Here are four ways to assure that you and your family get better as you get older:
1. Open the Channels of Family Communication (and Keep Them Open)
Nothing ensures positive aging as a family more than good communication. In almost any situation, being truthful, trustworthy, respectful, caring, empathetic and proactive (getting and staying ahead of the pain and conflict curves) successfully opens the lines of communication and love. Forthright communication and active listening affords family members the opportunity to talk through differences and reaffirm the common ground on which they stand.

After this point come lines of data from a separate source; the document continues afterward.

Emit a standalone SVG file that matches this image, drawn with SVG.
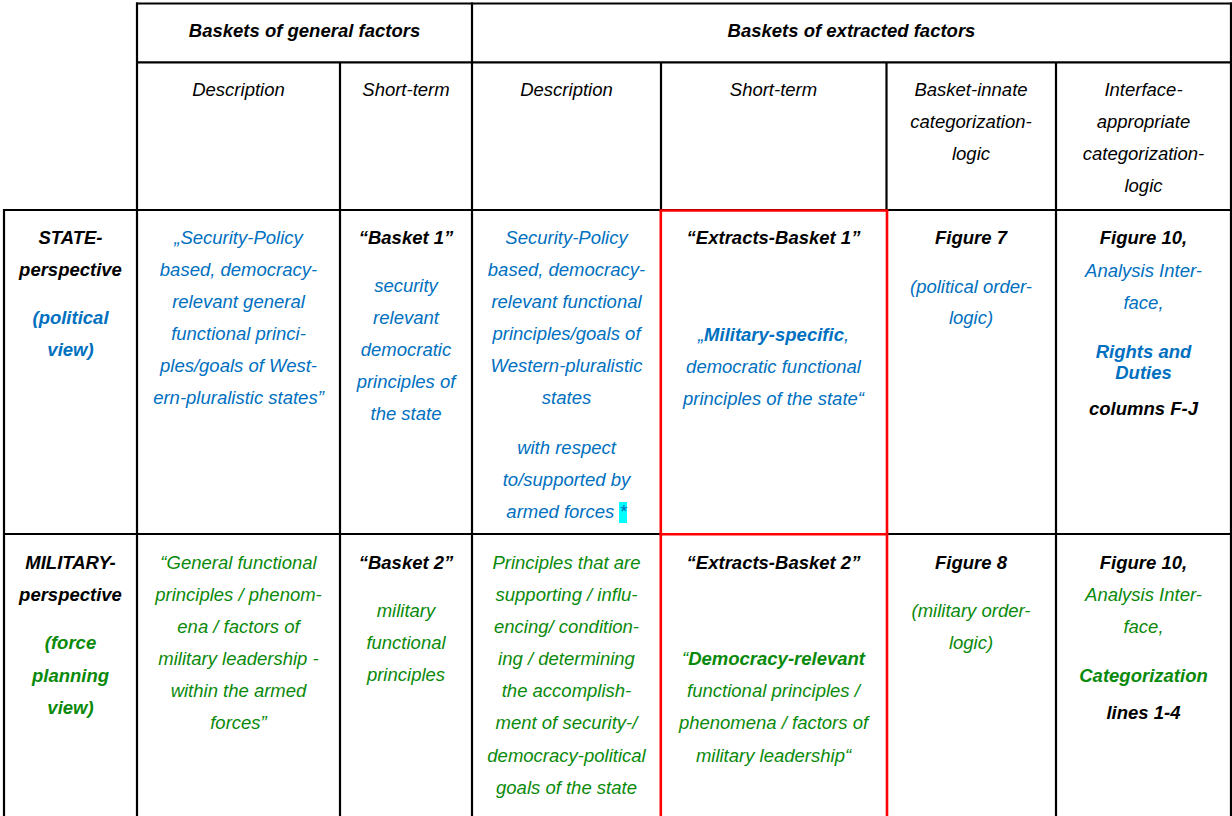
<svg xmlns="http://www.w3.org/2000/svg" width="1232" height="816" viewBox="0 0 1232 816">
<style>
text{font-family:"Liberation Sans",Arial,sans-serif;font-size:18.5px;font-style:italic;text-anchor:middle;fill:#000}
.b{font-weight:bold}
.bl{fill:#0070C0}
.gr{fill:#0A8A0A}
.k{fill:#000}
.n{font-weight:normal}
.grid line{stroke:#000;stroke-width:2.2}
.grid line.r{stroke:#FF0000;stroke-width:2.6}
</style>
<rect width="1232" height="816" fill="#fff"/>
<g id="cell-head-general">
<text class="b" x="304.5" y="37">Baskets of general factors</text>
</g>
<g id="cell-head-extracted">
<text class="b" x="851.5" y="37">Baskets of extracted factors</text>
</g>
<g id="cell-head-desc1"><text x="238.5" y="96">Description</text></g>
<g id="cell-head-short1"><text x="406" y="96">Short-term</text></g>
<g id="cell-head-desc2"><text x="566.5" y="96">Description</text></g>
<g id="cell-head-short2"><text x="773.5" y="96">Short-term</text></g>
<g id="cell-head-innate">
<text x="971" y="96">Basket-innate</text>
<text x="971" y="128">categorization-</text>
<text x="971" y="160">logic</text>
</g>
<g id="cell-head-interface">
<text x="1143.5" y="96">Interface-</text>
<text x="1143.5" y="128">appropriate</text>
<text x="1143.5" y="160">categorization-</text>
<text x="1143.5" y="192">logic</text>
</g>

<g id="cell-state-label">
<text class="b" x="70.5" y="244">STATE-</text>
<text class="b" x="70.5" y="276">perspective</text>
<text class="b bl" x="70.5" y="324">(political</text>
<text class="b bl" x="70.5" y="356">view)</text>
</g>
<g id="cell-state-desc1" class="bl">
<text class="bl" x="238.5" y="244">„Security-Policy</text>
<text class="bl" x="238.5" y="276">based, democracy-</text>
<text class="bl" x="238.5" y="308">relevant general</text>
<text class="bl" x="238.5" y="340">functional princi-</text>
<text class="bl" x="238.5" y="372">ples/goals of West-</text>
<text class="bl" x="238.5" y="404">ern-pluralistic states”</text>
</g>
<g id="cell-state-short1">
<text class="b" x="406" y="244">“Basket 1”</text>
<text class="bl" x="406" y="292">security</text>
<text class="bl" x="406" y="324">relevant</text>
<text class="bl" x="406" y="356">democratic</text>
<text class="bl" x="406" y="388">principles of</text>
<text class="bl" x="406" y="420">the state</text>
</g>
<g id="cell-state-desc2">
<rect x="619" y="502" width="8" height="21" fill="#00FFFF"/>
<text class="bl" x="566.5" y="244">Security-Policy</text>
<text class="bl" x="566.5" y="276">based, democracy-</text>
<text class="bl" x="566.5" y="308">relevant functional</text>
<text class="bl" x="566.5" y="340">principles/goals of</text>
<text class="bl" x="566.5" y="372">Western-pluralistic</text>
<text class="bl" x="566.5" y="404">states</text>
<text class="bl" x="566.5" y="454">with respect</text>
<text class="bl" x="566.5" y="486">to/supported by</text>
<text class="bl" x="566.5" y="518">armed forces *</text>
</g>
<g id="cell-state-short2">
<text class="b" x="773.5" y="244">“Extracts-Basket 1”</text>
<text class="bl" x="773.5" y="341">„<tspan class="b">Military-specific</tspan>,</text>
<text class="bl" x="773.5" y="373">democratic functional</text>
<text class="bl" x="773.5" y="405">principles of the state“</text>
</g>
<g id="cell-state-innate">
<text class="b" x="971" y="244">Figure 7</text>
<text class="bl" x="971" y="293">(political order-</text>
<text class="bl" x="971" y="324">logic)</text>
</g>
<g id="cell-state-interface">
<text class="b" x="1143.5" y="244">Figure 10,</text>
<text class="bl" x="1143.5" y="277">Analysis Inter-</text>
<text class="bl" x="1143.5" y="309">face,</text>
<text class="b bl" x="1143.5" y="358">Rights and</text>
<text class="b bl" x="1143.5" y="379">Duties</text>
<text class="b" x="1143.5" y="415">columns F-J</text>
</g>

<g id="cell-mil-label">
<text class="b" x="70.5" y="569">MILITARY-</text>
<text class="b" x="70.5" y="601">perspective</text>
<text class="b gr" x="70.5" y="649">(force</text>
<text class="b gr" x="70.5" y="682">planning</text>
<text class="b gr" x="70.5" y="714">view)</text>
</g>
<g id="cell-mil-desc1">
<text class="gr" x="238.5" y="569">“General functional</text>
<text class="gr" x="238.5" y="601">principles / phenom-</text>
<text class="gr" x="238.5" y="633">ena / factors of</text>
<text class="gr" x="238.5" y="665">military leadership -</text>
<text class="gr" x="238.5" y="697">within the armed</text>
<text class="gr" x="238.5" y="729">forces”</text>
</g>
<g id="cell-mil-short1">
<text class="b" x="406" y="569">“Basket 2”</text>
<text class="gr" x="406" y="617">military</text>
<text class="gr" x="406" y="649">functional</text>
<text class="gr" x="406" y="681">principles</text>
</g>
<g id="cell-mil-desc2">
<text class="gr" x="566.5" y="569">Principles that are</text>
<text class="gr" x="566.5" y="601">supporting / influ-</text>
<text class="gr" x="566.5" y="633">encing/ condition-</text>
<text class="gr" x="566.5" y="665">ing / determining</text>
<text class="gr" x="566.5" y="697">the accomplish-</text>
<text class="gr" x="566.5" y="729">ment of security-/</text>
<text class="gr" x="566.5" y="762">democracy-political</text>
<text class="gr" x="566.5" y="794">goals of the state</text>
</g>
<g id="cell-mil-short2">
<text class="b" x="773.5" y="569">“Extracts-Basket 2”</text>
<text class="gr" x="773.5" y="665">“<tspan class="b">Democracy-relevant</tspan></text>
<text class="gr" x="773.5" y="697">functional principles /</text>
<text class="gr" x="773.5" y="729">phenomena / factors of</text>
<text class="gr" x="773.5" y="762">military leadership“</text>
</g>
<g id="cell-mil-innate">
<text class="b" x="971" y="569">Figure 8</text>
<text class="gr" x="971" y="617">(military order-</text>
<text class="gr" x="971" y="649">logic)</text>
</g>
<g id="cell-mil-interface">
<text class="b" x="1143.5" y="569">Figure 10,</text>
<text class="gr" x="1143.5" y="601">Analysis Inter-</text>
<text class="gr" x="1143.5" y="633">face,</text>
<text class="b gr" x="1143.5" y="682">Categorization</text>
<text class="b" x="1143.5" y="719">lines 1-4</text>
</g>

<g id="connectors" class="grid">
<line x1="136" y1="3.5" x2="1232" y2="3.5"/>
<line x1="136" y1="62.3" x2="1232" y2="62.3"/>
<line x1="3" y1="210" x2="1232" y2="210"/>
<line x1="3" y1="534" x2="1232" y2="534"/>
<line x1="137" y1="2.5" x2="137" y2="816"/>
<line x1="472" y1="2.5" x2="472" y2="816"/>
<line x1="1231" y1="2.5" x2="1231" y2="816"/>
<line x1="340" y1="62" x2="340" y2="816"/>
<line x1="661" y1="62" x2="661" y2="210"/>
<line x1="886.5" y1="62" x2="886.5" y2="210"/>
<line x1="1056" y1="62" x2="1056" y2="816"/>
<line x1="4" y1="209" x2="4" y2="816"/>
<line class="r" x1="660.8" y1="210" x2="660.8" y2="816"/>
<line class="r" x1="887" y1="210" x2="887" y2="816"/>
<line class="r" x1="659.5" y1="210.5" x2="888.3" y2="210.5"/>
<line class="r" x1="659.5" y1="534.3" x2="888.3" y2="534.3"/>
</g>
</svg>
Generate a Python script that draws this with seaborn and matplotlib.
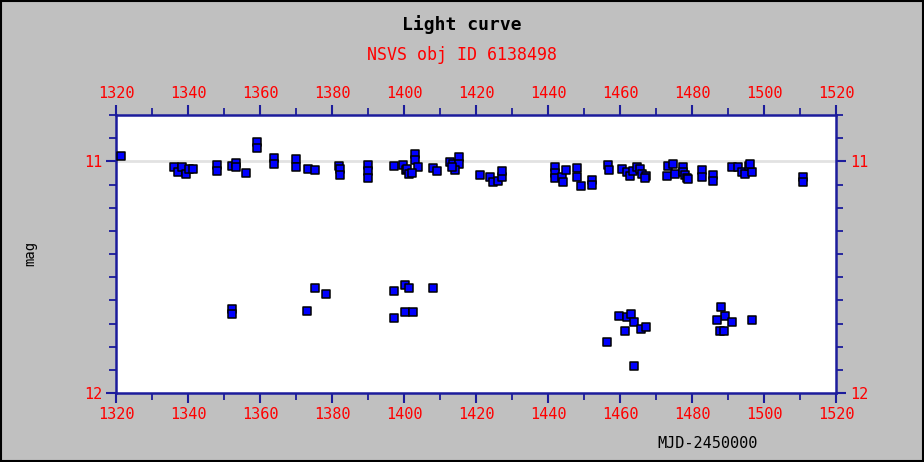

2. Ask — Don’t Assume You Know
Since very few of us are mind readers, the best way to make sure that we and our family members will get better, smarter and easier to be with as we get older is to ask perceptive, open-ended questions. Listen. And learn. The human experience of feeling understood is the basis for so much peace, love and progress. By slowing things down and asking your family members what they want, how they feel and what they think should happen next, we build the kind of safe, strong relationship that makes anything possible.
3. Learn to Forgive
Since misunderstandings, misgivings, differences, betrayals, grudges and disputes are inevitable in every family, learning how to talk things out and forgive one another is a valuable asset. The power of a simple apology to heal a family, community, nation and the world cannot be underestimated.
4. Make Clear Agreements
As times change, we get more clarity about what works and what doesn’t work in our families. When it comes to the well-being of our loved ones, dealing with, rather than avoiding or enabling, family members who act inappropriate, say or do hurtful things or cause others to avoid meaningful interaction is sometimes necessary. The need for new understandings and agreements is critical. Sometimes we say something (bring it up and air it out), and sometimes we don’t (avoid it and hold it in). Bringing things up in a calm, respectful manner and using non-accusatory language increases the chance that a much-needed conversation will result in some practical new agreements that benefit all sides.
As we and our families age, let’s resist the seduction of fear, jealousy and anger that result only in wasted time, lost affection, estrangement and loneliness. Instead, let’s rededicate ourselves to harvesting the opportunities for closeness, support, gratitude and understanding. Becoming the better version of ourselves ensures years of joy, deep connection and a legacy of love across generations.